The grants currently received from the EU Social and Regional Funds will be maintained after Independence, but they will be administered by the British government. Future grants will on aggregate be at about current levels but will be focussed much more specifically on expanding British industry and industrially related employment.

Expanding British industry, specifically manufacturing, must be at the heart of Britain’s post-EU economic strategy. Under the EU regime Britain does not pay its way in the world on a trading basis. Too high a proportion of our income is overseas investment income which represents past endeavours, and does not generate employment.

Future endeavours must focus, not only on Europe and North America, but on those rapidly expanding markets of the world which have large and energetic populations. The biggest of these markets are China, Taiwan, Japan, India, Indonesia, Korea, Brazil and Mexico. Apart from the teaching of English, these markets primarily require physical goods which is why Britain must expand its manufacturing output.

The money (approximately £2,500 Million) saved by not subsidising Continental and Southern Irish farmers and manufacturers will be used to help expand our own industries. An expansion of one-third in British manufacturing would create about three quarters of a million jobs in industry itself and about another million and a quarter jobs supplying essential services. To all intents and purposes our unemployment problem would be solved.

The application of EU directives and regulations to Britain will end. No longer will British governments have to take note of, or abide by, the pronouncements of foreign Courts. Absurditiessuch as the colossal awards to servicewomen for having babies will cease. British governments will be able to bring in laws to support the family, equal opportunities, and the environment in ways approved of by the British people.

Business fears of the huge costs of complying with inappropriate EU environmental and health regulations will be lifted. Butchers, bakers, horticulturalists, winegrowers, manufacturers of vitamin supplements, jam makers, publishers, advertisers, businesses large and small of every type will be freed from the threat of suffocating regulations.

Those diplomats and officials who are now chiefly employed heading off damaging Euroregulations and directives will be freed to be gainfully employed in promoting British culture and products throughout the world, especially in those areas like the Pacific Rim where Britain’s ties of language and history give it a unique advantage over its European competitors.

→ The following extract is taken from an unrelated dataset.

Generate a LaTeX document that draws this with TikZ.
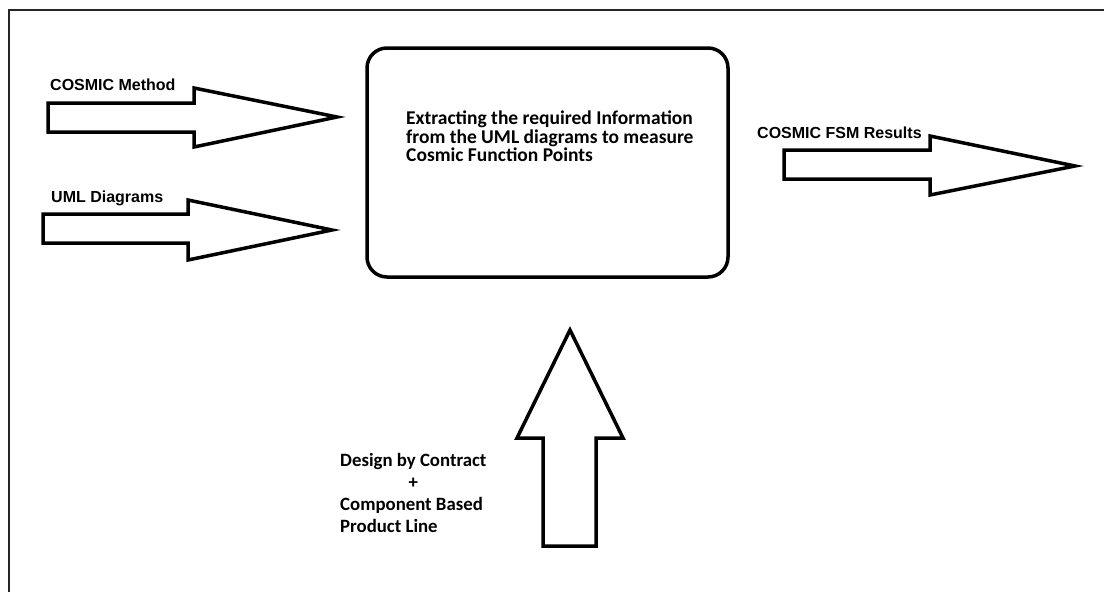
\documentclass[tikz,border=0pt]{standalone}
\usepackage{fontspec}
\setmainfont{Carlito}
\newfontfamily\arialfont{Liberation Sans}
\begin{document}
\begin{tikzpicture}[x=1pt,y=-1pt,
  blockarrow/.style={draw=black,line width=3.5pt,fill=white,line join=miter},
  arlabel/.style={font=\arialfont\bfseries\fontsize{16}{19}\selectfont,inner sep=0pt,anchor=base west},
  cblabel/.style={font=\bfseries\fontsize{19.5}{18.5}\selectfont,inner sep=0pt,align=left},
  procbox/.style={draw=black,line width=3.5pt,rounded corners=20pt,fill=white}]
\useasboundingbox (0,0) rectangle (1104,592);
\fill[white] (0,0) rectangle (1104,592);
\draw[line width=2pt,black!85] (9,592) -- (9,10) -- (1104,10);
% process box
\draw[procbox] (367,48) rectangle (728,277);
\node[cblabel,anchor=north west] (proctext) at (406,111)
  {Extracting the required Information\\from the UML diagrams to measure\\Cosmic Function Points};
% input arrows
\draw[blockarrow] (48,103) -- (194,103) -- (194,88) -- (337,117) -- (194,147) -- (194,132) -- (48,132) -- cycle;
\draw[blockarrow] (43,214) -- (188,214) -- (188,200) -- (332,230) -- (188,260) -- (188,243) -- (43,243) -- cycle;
\node[arlabel] (cosmic) at (50,90) {COSMIC Method};
\node[arlabel] (uml) at (51,202) {UML Diagrams};
% output arrow
\draw[blockarrow] (784,150) -- (930,150) -- (930,136) -- (1075,166) -- (930,195) -- (930,179) -- (784,179) -- cycle;
\node[arlabel] (fsm) at (757,138) {COSMIC FSM Results};
% up arrow
\draw[blockarrow] (543,546) -- (543,438) -- (517,438) -- (570,330) -- (623,438) -- (596,438) -- (596,546) -- cycle;
\node[font=\bfseries\fontsize{18.8}{22}\selectfont,inner sep=0pt,anchor=north west] (dbc) at (340,451)
  {\begin{tabular}{@{}l@{}}Design by Contract\\\multicolumn{1}{@{}c@{}}{+}\\Component Based\\Product Line\end{tabular}};
\end{tikzpicture}
\end{document}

South Africa’s rejoining the Commonwealth is a timely reminder that an Independent Britain will be able to treat the Commonwealth as an asset, not a burdensome left-over from the days of Empire. Both Old and New Commonwealth have been disgracefully neglected by the obsession with Europe. Both offer substantial opportunities for increased trade, and for the expression of practical idealism by our young people. Britain’s UN Security Council seat will increasingly depend on support from the Commonwealth.

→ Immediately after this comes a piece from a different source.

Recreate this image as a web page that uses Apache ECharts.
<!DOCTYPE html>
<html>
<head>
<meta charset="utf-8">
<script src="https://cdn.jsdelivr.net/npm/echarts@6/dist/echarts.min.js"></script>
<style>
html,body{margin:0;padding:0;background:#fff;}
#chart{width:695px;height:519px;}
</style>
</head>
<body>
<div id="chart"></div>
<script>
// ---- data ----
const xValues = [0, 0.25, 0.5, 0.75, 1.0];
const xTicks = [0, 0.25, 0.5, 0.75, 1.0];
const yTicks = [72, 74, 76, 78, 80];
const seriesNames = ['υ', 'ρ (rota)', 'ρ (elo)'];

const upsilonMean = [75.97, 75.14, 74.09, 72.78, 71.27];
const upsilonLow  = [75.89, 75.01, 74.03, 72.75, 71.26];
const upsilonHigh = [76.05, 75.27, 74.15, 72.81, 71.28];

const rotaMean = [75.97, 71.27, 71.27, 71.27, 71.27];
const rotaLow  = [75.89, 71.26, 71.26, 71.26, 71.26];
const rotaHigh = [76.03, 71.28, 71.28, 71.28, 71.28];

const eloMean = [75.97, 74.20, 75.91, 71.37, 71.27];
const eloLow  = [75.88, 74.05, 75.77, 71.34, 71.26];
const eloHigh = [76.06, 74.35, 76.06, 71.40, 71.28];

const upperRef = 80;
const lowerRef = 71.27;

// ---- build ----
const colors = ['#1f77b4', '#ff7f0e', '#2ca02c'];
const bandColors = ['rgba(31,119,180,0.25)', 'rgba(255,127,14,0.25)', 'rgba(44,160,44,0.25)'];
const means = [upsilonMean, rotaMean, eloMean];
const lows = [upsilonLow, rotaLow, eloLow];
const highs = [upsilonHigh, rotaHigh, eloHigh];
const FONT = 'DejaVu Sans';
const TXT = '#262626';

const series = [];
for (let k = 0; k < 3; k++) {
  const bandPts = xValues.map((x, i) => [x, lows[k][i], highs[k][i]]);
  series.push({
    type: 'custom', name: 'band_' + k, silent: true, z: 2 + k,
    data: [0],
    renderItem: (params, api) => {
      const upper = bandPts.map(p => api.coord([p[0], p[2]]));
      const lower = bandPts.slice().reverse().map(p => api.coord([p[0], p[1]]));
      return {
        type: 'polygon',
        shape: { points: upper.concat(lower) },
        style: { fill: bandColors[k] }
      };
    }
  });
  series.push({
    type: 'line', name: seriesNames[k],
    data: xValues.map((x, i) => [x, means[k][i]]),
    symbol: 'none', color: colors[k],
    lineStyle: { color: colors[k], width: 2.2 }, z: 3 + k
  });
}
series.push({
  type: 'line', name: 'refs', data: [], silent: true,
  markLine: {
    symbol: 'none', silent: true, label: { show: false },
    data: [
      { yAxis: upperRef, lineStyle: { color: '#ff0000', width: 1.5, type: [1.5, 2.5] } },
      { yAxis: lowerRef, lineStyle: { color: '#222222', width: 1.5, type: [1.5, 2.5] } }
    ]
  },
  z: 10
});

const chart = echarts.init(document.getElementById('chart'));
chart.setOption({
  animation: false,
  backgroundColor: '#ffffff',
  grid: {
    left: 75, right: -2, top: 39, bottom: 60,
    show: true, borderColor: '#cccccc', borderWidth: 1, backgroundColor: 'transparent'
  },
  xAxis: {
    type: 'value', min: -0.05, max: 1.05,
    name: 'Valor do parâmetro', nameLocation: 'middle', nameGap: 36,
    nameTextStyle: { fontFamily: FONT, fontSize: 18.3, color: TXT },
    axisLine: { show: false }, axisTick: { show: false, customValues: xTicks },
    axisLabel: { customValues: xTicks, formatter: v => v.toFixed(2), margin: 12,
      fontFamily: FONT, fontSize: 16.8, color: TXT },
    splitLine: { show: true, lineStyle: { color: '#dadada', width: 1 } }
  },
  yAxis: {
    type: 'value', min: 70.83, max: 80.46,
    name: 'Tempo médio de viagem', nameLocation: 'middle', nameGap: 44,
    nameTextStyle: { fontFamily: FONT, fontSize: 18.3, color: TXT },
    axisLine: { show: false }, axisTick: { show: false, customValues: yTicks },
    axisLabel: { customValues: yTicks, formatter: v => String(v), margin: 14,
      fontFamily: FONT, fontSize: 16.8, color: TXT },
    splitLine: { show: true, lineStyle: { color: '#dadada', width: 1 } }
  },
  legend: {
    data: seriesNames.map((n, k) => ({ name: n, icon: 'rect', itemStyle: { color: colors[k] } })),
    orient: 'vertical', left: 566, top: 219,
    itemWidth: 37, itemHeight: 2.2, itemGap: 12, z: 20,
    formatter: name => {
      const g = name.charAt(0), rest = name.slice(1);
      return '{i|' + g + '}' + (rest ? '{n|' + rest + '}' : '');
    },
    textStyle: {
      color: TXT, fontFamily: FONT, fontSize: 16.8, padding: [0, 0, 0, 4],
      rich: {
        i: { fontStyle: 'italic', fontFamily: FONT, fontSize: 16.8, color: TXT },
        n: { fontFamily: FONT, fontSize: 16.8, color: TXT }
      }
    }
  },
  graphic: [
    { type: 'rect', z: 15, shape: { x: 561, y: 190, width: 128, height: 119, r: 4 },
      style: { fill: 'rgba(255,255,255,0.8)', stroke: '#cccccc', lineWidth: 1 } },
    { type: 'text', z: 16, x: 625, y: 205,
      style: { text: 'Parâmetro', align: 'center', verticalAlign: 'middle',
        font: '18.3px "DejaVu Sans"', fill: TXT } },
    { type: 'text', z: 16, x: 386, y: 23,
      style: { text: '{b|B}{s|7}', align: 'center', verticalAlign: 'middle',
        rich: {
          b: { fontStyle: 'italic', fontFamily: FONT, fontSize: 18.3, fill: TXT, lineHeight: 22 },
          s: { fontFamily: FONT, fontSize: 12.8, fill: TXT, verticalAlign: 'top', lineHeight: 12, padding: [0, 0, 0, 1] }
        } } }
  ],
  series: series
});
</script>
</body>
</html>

Fears that our Armed Forces will be sucked into a European army, navy and airforce in association with other countries’ forces, which so often have proved unreliable allies, will be abolished. Our Forces’ loyalty to the Crown will never be diluted by commitments to a foreign government. NATO will be sustained by us – not undermined. Above all, we shall be free again. The day we leave the European Union will be the end of a nightmare. Our only thought will be to ask ourselves why we stood it for so long.”